Fenomena Mudik di Hari Raya

 

Ilustrasi Foto Muhammad Fajar Bastian "Liburan pasca hari raya bersama sanak saudara" 















Fenomena Mudik di Hari Raya
Oleh : Muhamad Fajar Bastian)*

Fenomena mudik merupakan sebuah fenomena yang khas dan unik yang terjadi di Indonesia. Mudik dikaitkan dengan kata “udik” yang berarti kampung, desa, dusun atau daerah yang merupakan antonim dari kata Kota. Oleh karena itu, mudik diartikan sebagai kegiatan pulang kampung para perantau untuk menyambut Hari Raya Idul Fitri.

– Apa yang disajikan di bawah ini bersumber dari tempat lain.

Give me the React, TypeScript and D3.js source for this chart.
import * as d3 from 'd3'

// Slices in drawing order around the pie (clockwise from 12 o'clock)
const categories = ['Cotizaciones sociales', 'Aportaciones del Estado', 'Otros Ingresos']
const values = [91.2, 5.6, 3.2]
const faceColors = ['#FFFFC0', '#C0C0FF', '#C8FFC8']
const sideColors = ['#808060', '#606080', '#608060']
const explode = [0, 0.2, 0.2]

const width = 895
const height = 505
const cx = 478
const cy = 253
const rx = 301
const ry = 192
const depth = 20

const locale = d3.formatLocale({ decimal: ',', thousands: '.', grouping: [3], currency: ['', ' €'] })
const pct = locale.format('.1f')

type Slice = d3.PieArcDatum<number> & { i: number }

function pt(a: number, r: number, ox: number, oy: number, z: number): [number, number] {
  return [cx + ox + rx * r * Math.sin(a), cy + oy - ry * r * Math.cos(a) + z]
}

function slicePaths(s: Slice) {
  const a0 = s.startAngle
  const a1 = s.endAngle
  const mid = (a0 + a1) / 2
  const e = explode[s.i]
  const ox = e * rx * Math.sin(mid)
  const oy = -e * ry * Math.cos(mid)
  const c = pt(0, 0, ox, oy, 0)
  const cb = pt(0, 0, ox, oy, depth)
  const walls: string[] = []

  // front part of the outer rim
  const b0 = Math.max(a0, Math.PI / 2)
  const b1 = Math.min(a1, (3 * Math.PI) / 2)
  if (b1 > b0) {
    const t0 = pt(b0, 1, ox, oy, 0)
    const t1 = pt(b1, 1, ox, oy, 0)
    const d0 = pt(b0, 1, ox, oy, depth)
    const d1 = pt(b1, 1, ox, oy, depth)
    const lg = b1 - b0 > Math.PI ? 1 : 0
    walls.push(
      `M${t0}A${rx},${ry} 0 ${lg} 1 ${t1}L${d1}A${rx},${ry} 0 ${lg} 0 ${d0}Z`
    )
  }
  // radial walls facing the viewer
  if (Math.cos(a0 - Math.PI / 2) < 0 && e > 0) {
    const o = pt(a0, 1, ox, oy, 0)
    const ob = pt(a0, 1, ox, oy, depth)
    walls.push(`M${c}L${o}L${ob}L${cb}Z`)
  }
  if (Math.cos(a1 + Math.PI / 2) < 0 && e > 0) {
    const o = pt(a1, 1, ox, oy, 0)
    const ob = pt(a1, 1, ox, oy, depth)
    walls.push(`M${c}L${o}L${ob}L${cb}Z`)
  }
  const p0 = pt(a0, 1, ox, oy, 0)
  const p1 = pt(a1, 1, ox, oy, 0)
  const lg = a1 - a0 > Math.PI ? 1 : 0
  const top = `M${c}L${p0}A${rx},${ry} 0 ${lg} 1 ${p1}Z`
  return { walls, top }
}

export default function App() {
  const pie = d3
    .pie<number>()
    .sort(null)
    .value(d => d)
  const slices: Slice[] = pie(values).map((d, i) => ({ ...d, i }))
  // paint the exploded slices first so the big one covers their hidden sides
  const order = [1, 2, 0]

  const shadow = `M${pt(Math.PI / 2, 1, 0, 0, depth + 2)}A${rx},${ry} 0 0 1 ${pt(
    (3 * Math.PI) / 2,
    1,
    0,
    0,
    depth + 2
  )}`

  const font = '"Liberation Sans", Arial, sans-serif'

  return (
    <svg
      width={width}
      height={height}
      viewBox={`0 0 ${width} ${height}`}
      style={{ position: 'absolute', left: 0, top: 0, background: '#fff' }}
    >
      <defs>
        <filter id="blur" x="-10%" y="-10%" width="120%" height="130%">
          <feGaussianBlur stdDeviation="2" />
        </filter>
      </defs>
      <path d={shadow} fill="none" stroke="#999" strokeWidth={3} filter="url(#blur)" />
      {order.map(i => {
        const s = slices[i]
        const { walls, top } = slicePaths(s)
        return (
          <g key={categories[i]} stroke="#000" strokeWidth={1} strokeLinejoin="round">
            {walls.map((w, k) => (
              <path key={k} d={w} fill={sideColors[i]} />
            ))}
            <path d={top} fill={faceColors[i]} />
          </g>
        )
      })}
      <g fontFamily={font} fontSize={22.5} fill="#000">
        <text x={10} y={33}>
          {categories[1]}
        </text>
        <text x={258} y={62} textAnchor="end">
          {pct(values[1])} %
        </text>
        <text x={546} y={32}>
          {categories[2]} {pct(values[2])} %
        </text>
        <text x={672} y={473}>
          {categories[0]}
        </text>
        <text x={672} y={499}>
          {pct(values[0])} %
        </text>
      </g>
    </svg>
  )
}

Saat menjelang libur hari raya, biasanya banyak masyarakat di Indonesia beramai-ramai pulang kampung dengan menggunakan berbagai macam sarana transportasi yang ada. Fenomena mudik tentu tidak terdengar asing bagi masyarakat Indonesia. Masyarakat menganggap bahwa mudik adalah hal yang wajib karena ini menjadi momen untuk bersilaturrahmi dengan keluarga dan bentuk bakti terhadap orangtua sebagai motivasi utama mereka mudik ke kampung halaman. Namun, ada juga yang menganggapnya sebagai tradisi dan tidak ada keharusan dalam Islam.

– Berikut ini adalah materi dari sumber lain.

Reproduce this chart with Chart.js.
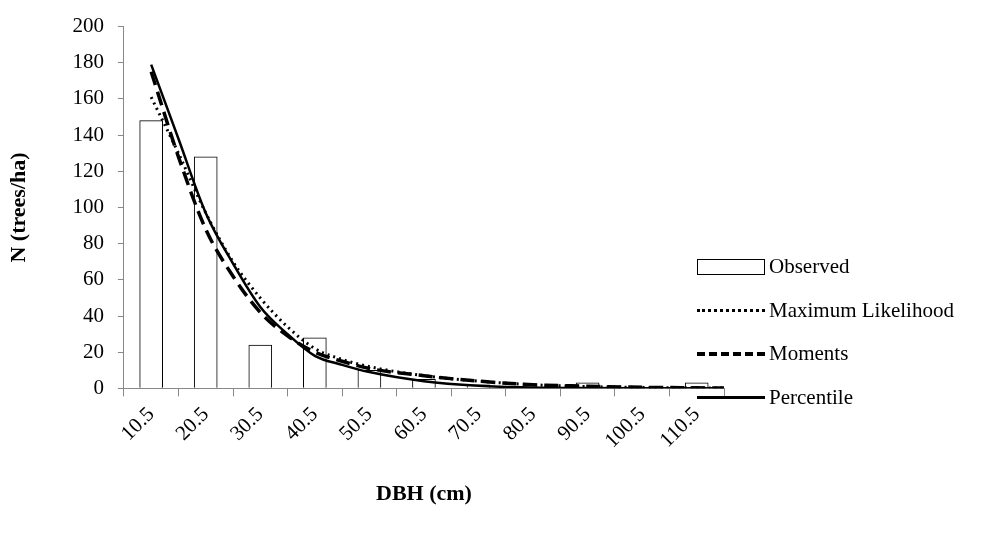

Mudik sebenarnya adalah bentuk kebutuhan psikologis. Dimana timbulnya dorongan keinginan dan kerinduan yang kuat untuk pulang, menapak tilas tempat lahir dan tempat yang menyimpan memori dan masa tumbuh kembang sebagai anak-anak hingga dewasa. Ini merupakan kerinduan psikologis-primordial. Tradisi mudik hari raya telah menjadi semacam ritual bagi umat muslim, tidak peduli ia berasal dari golongan kaya atau miskin. Berbagai motivasi turut menyertai para pelaku mudik hari raya, seperti rindu kampung halaman, sungkem kepada orangtua, silaturrahmi dengan sanak saudara dan berbagi kebahagiaan dengan sesama.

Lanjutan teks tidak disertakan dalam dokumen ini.